Foot traffic increased by approximately 7% over the period that followed. This outcome reflected multiple inputs — the reallocation, broader marketing efforts, and external factors — but the model and its prescribed reallocation were a meaningful contributor to the lift.

Marketing’s strategic positioning shifted. Perhaps the more durable outcome was structural. The work reframed marketing within the company from a cost line to an instrument that defended the rent base by sustaining retailer foot-traffic conditions. That reframing changed how marketing was discussed at the executive level.

Why This Matters

Most marketing measurement at multi-property businesses stops at channel-level reporting: how many clicks did we get, what was the CPA. That level of analysis can’t answer the questions executives actually need answered — which channels drove incremental customers, how should next year’s budget be allocated, where is the marginal dollar best spent.

For a business model where the leading indicator (foot traffic, in this case) had previously been unmeasurable, the order of operations matters. Solve the input-data problem first. Build the integration pipeline second. Design covariates that match the behavioral reality of how customers actually respond. Only then does the modeling produce something defensible enough to drive budget decisions.

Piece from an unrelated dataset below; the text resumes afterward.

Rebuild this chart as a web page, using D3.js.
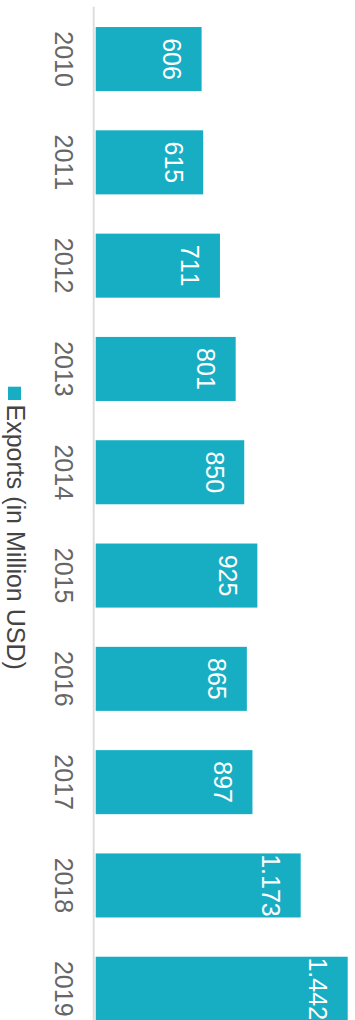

The methodology is portable. Any multi-property consumer business with a measurable outcome at the property level — retail chains, fitness studios, restaurant groups, healthcare locations, branch banks — can apply the same framework. The pipeline is reusable, the weather covariate design transfers cleanly, and the panel structure handles any property-fixed-effects setup.

Implementation

This methodology was implemented in R using fixed-effects panel regression. The data pipeline integrated eight marketing and contextual data sources into a daily property-level panel. Weather data was stitched property-by-property using latitude and longitude rather than metro-level feeds. Marketing variables were modeled with a next-day lag structure where appropriate to capture the behavioral lag between marketing exposure and shopping trip.